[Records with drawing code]
_ _ _ _

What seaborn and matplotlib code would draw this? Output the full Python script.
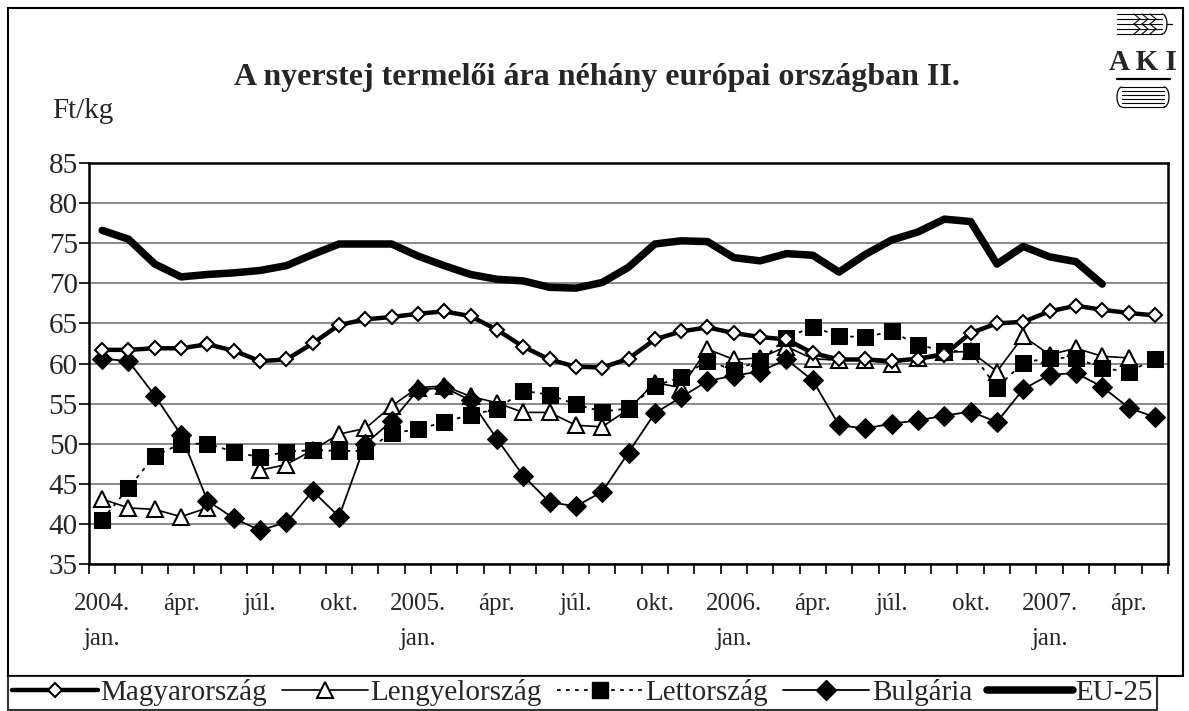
import numpy as np
import pandas as pd
import matplotlib.pyplot as plt
import seaborn as sns
from matplotlib.lines import Line2D
from matplotlib.patches import Rectangle

# Monthly producer price of raw milk, Ft/kg, 2004 jan .. 2007 may
months = list(range(41))
tick_pos = [0, 3, 6, 9, 12, 15, 18, 21, 24, 27, 30, 33, 36, 39]
tick_labels = ['2004.\njan.', 'ápr.', 'júl.', 'okt.',
               '2005.\njan.', 'ápr.', 'júl.', 'okt.',
               '2006.\njan.', 'ápr.', 'júl.', 'okt.',
               '2007.\njan.', 'ápr.']

magyar = [61.7, 61.7, 61.9, 61.9, 62.4, 61.6, 60.3, 60.5, 62.5, 64.8,
          65.5, 65.8, 66.2, 66.5, 65.9, 64.2, 62.1, 60.5, 59.6, 59.5,
          60.6, 63.0, 64.0, 64.5, 63.8, 63.3, 63.0, 61.3, 60.5, 60.5,
          60.3, 60.6, 61.1, 63.8, 65.0, 65.2, 66.5, 67.2, 66.7, 66.3, 66.0]
lengyel = [43.1, 42.0, 41.8, 40.9, 42.0, np.nan, 46.7, 47.4, 49.2, 51.2,
           51.9, 54.7, 57.0, 57.2, 55.9, 55.1, 53.9, 53.9, 52.3, 52.1,
           54.3, 57.6, 57.0, 61.8, 60.5, 60.7, 62.1, 60.6, 60.4, 60.4,
           60.0, 60.7, 61.4, 61.5, 59.0, 63.4, 61.1, 61.9, 60.9, 60.7, np.nan]
lett = [40.5, 44.5, 48.5, 50.0, 50.0, 49.0, 48.3, 49.0, 49.2, 49.1,
        49.1, 51.3, 51.8, 52.7, 53.6, 54.3, 56.6, 56.1, 54.9, 54.0,
        54.4, 57.2, 58.3, 60.3, 59.2, 60.3, 63.2, 64.6, 63.4, 63.3,
        64.0, 62.3, 61.6, 61.5, 57.0, 60.1, 60.7, 60.7, 59.4, 59.0, 60.5]
bulg = [60.6, 60.3, 56.0, 51.1, 42.9, 40.7, 39.2, 40.2, 44.1, 40.9,
        50.0, 52.8, 56.7, 57.0, 55.4, 50.6, 46.0, 42.7, 42.2, 44.0,
        48.9, 53.8, 55.8, 57.8, 58.5, 59.0, 60.5, 57.9, 52.3, 51.9,
        52.5, 52.9, 53.5, 54.0, 52.7, 56.8, 58.6, 58.8, 57.1, 54.5, 53.3]
eu25 = [76.6, 75.5, 72.4, 70.8, 71.1, 71.3, 71.6, 72.2, 73.6, 74.9,
        74.9, 74.9, 73.4, 72.2, 71.1, 70.5, 70.3, 69.5, 69.4, 70.1,
        72.0, 74.9, 75.3, 75.2, 73.2, 72.8, 73.7, 73.5, 71.4, 73.6,
        75.4, 76.4, 78.0, 77.7, 72.4, 74.6, 73.3, 72.7, 69.9, np.nan, np.nan]

W, H = 1189, 711

def fx(x):
    return x / W

def fy(y):
    return 1 - y / H

sns.set_style("white")
plt.rcParams['font.family'] = ['Liberation Serif', 'DejaVu Serif']

fig = plt.figure(figsize=(W / 100, H / 100), dpi=100)
ax = fig.add_axes([fx(89), fy(564), fx(1168 - 89), (564 - 163) / H])

df = pd.DataFrame({'honap': months, 'Magyarország': magyar, 'Lengyelország': lengyel,
                   'Lettország': lett, 'Bulgária': bulg, 'EU-25': eu25})
# keep gaps where a value is missing
df['seg_pl'] = df['Lengyelország'].isna().cumsum()

st_hu = dict(color='black', lw=3.2, marker='D', markersize=7.5, markerfacecolor='white',
             markeredgecolor='black', markeredgewidth=1.5)
st_pl = dict(color='black', lw=1.2, marker='^', markersize=12, markerfacecolor='white',
             markeredgecolor='black', markeredgewidth=1.5)
st_lv = dict(color='black', lw=1.3, linestyle=(0, (2, 3)), marker='s', markersize=11,
             markerfacecolor='black', markeredgecolor='black')
st_bg = dict(color='black', lw=1.3, marker='D', markersize=10, markerfacecolor='black',
             markeredgecolor='black')
st_eu = dict(color='black', lw=5.4)

sns.lineplot(data=df, x='honap', y='EU-25', ax=ax, zorder=3, **st_eu)
sns.lineplot(data=df, x='honap', y='Magyarország', ax=ax, zorder=5, **st_hu)
sns.lineplot(data=df, x='honap', y='Lengyelország', units='seg_pl', estimator=None, ax=ax,
             zorder=4, **st_pl)
sns.lineplot(data=df, x='honap', y='Lettország', ax=ax, zorder=4, **st_lv)
sns.lineplot(data=df, x='honap', y='Bulgária', ax=ax, zorder=4, **st_bg)

ax.set_xlim(-0.5, 40.5)
ax.set_ylim(35, 85)
ax.set_yticks(range(35, 90, 5))
ax.yaxis.grid(True, color='#808080', lw=1.3)
ax.set_axisbelow(True)
ax.set_xlabel('')
ax.set_ylabel('')
for s in ax.spines.values():
    s.set_color('black')
    s.set_linewidth(1.8)

ax.set_xticks(tick_pos)
ax.set_xticklabels(tick_labels, fontsize=18, linespacing=1.75, va='top')
ax.set_xticks(np.arange(-0.5, 41, 1), minor=True)
ax.tick_params(axis='x', which='major', length=0, pad=21)
ax.tick_params(axis='x', which='minor', length=7, width=1.2, color='black', direction='out')
ax.tick_params(axis='y', length=7, width=1.2, color='black', direction='out', labelsize=21, pad=1)
ax.tick_params(bottom=True, left=True, which='both')

fig.text(fx(597), fy(77), 'A nyerstej termelői ára néhány európai országban II.',
         ha='center', va='center', fontsize=23, fontweight='bold')
fig.text(fx(52), fy(111), 'Ft/kg', ha='left', va='center', fontsize=21)

# outer frame of the chart
fig.add_artist(Rectangle((fx(8), fy(676)), fx(1183 - 8), (676 - 8) / H,
                         transform=fig.transFigure, fill=False, ec='black', lw=1.5))

# legend
handles = [Line2D([], [], **st_hu), Line2D([], [], **st_pl), Line2D([], [], **st_lv),
           Line2D([], [], **st_bg), Line2D([], [], **st_eu)]
names = ['Magyarország', 'Lengyelország', 'Lettország', 'Bulgária', 'EU-25']
leg = fig.legend(handles, names, loc='upper left', bbox_to_anchor=(fx(8), fy(676)),
                 ncol=5, frameon=True, fancybox=False, fontsize=21, handlelength=2.95,
                 handletextpad=0.1, columnspacing=0.5, borderpad=0.12, borderaxespad=0)
leg.get_frame().set_edgecolor('black')
leg.get_frame().set_linewidth(1.5)

# AKI logo (approximate)
lg = fig.add_axes([fx(1113), fy(112), fx(1174 - 1113), (112 - 8) / H])
lg.set_xlim(1113, 1174)
lg.set_ylim(112, 8)
lg.axis('off')
for yy in [14, 19, 24, 29, 34]:
    lg.plot([1117, 1162], [yy, yy], color='black', lw=0.8)
for xx in [1134, 1142, 1150]:
    lg.plot([xx, xx + 6, xx], [14, 19, 24], color='black', lw=0.8)
    lg.plot([xx, xx + 6, xx], [24, 29, 34], color='black', lw=0.8)
th = np.linspace(-np.pi / 2, np.pi / 2, 20)
lg.plot(1162 + 5 * np.cos(th), 24 + 10 * np.sin(th), color='black', lw=0.9)
lg.plot([1167, 1172], [24, 24], color='black', lw=0.9)
lg.text(1143, 63, 'A K I', ha='center', va='center', fontsize=21, fontweight='bold')
lg.plot([1117, 1170], [79, 79], color='black', lw=1.6)
for yy in [87, 91, 95, 99, 103, 107]:
    lg.plot([1122, 1164], [yy, yy], color='black', lw=0.8)
lg.plot(1122 - 5 * np.cos(th), 97 + 10 * np.sin(th), color='black', lw=0.9)
lg.plot(1164 + 5 * np.cos(th), 97 + 10 * np.sin(th), color='black', lw=0.9)

fig.savefig('out.png', dpi=100)
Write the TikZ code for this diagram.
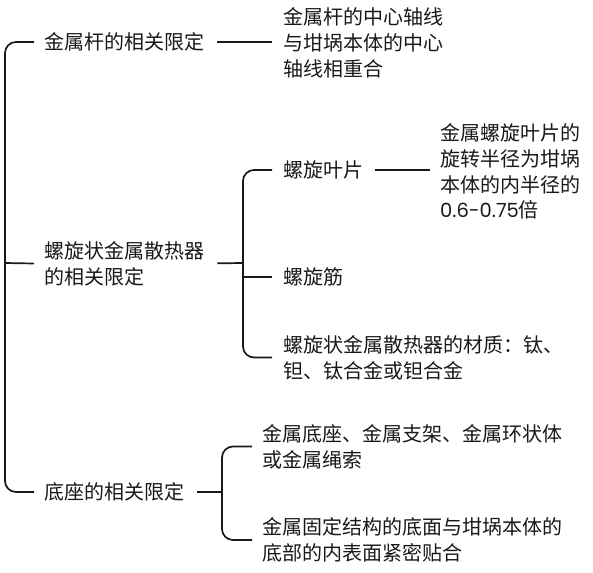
\documentclass[tikz,border=0pt]{standalone}
\usepackage{fontspec}
\setmainfont{Noto Sans CJK SC}
\newfontfamily\latinfont{Poppins}
\usetikzlibrary{calc}
\begin{document}
\begin{tikzpicture}[x=1pt,y=-1pt,
  txt/.style={anchor=west,inner sep=0pt,align=left,font=\fontsize{20}{25.7}\selectfont,text=black!90},
  conn/.style={line width=1.7pt,black!90},
  brack/.style={conn,rounded corners=11pt}]
\useasboundingbox (0,0) rectangle (593,572);
% level 1
\node[txt] (n1) at (44,42) {金属杆的相关限定};
\node[txt] (n2) at (44,263.5) {螺旋状金属散热器\\的相关限定};
\node[txt] (n3) at (44,492) {底座的相关限定};
% level 2
\node[txt] (n11) at (283,43) {金属杆的中心轴线\\与坩埚本体的中心\\轴线相重合};
\node[txt] (n21) at (283,170) {螺旋叶片};
\node[txt] (n211) at (440,171.5) {金属螺旋叶片的\\旋转半径为坩埚\\本体的内半径的\\{\latinfont\fontsize{19.5}{25.7}\selectfont 0.6-0.75}倍};
\node[txt] (n22) at (283,277) {螺旋筋};
\node[txt] (n23) at (283,357.5) {螺旋状金属散热器的材质：钛、\\钽、钛合金或钽合金};
\node[txt] (n31) at (262,446.5) {金属底座、金属支架、金属环状体\\或金属绳索};
\node[txt] (n32) at (262,540) {金属固定结构的底面与坩埚本体的\\底部的内表面紧密贴合};
% spine coordinates
\coordinate (r) at (5,263);
\coordinate (b2) at (243,263);
\coordinate (b3) at (222,492);
% root bracket
\draw[brack] ([xshift=-10pt]n1.west) -| (r) |- ([xshift=-10pt]n3.west);
\draw[conn] ([xshift=-10pt]n2.west) -- (r);
% n1 -> n11
\draw[conn,shorten <=13pt,shorten >=11pt] (n1.east) -- (n1.east -| n11.west);
% n2 bracket
\draw[conn,shorten <=13pt] (n2.east) -- (b2);
\draw[brack] ([xshift=-11pt]n21.west) -| (b2) |- ([xshift=-11pt]n23.west);
\draw[conn] (b2 |- n22.west) -- ([xshift=-11pt]n22.west);
% n21 -> n211
\draw[conn,shorten <=12pt,shorten >=10pt] (n21.east) -- (n21.east -| n211.west);
% n3 bracket
\draw[conn,shorten <=13pt] (n3.east) -- (b3);
\draw[brack] ([xshift=-10pt]n31.west) -| (b3) |- ([xshift=-10pt]n32.west);
\end{tikzpicture}
\end{document}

_ _ _ _

#### To do:
Repeat only what runs from the first line of the records above to the line with "from matplotlib.patches import Rectangle", both included, word for word, minus the pictures.

#### Finished task:
What seaborn and matplotlib code would draw this? Output the full Python script.
import numpy as np
import pandas as pd
import matplotlib.pyplot as plt
import seaborn as sns
from matplotlib.lines import Line2D
from matplotlib.patches import Rectangle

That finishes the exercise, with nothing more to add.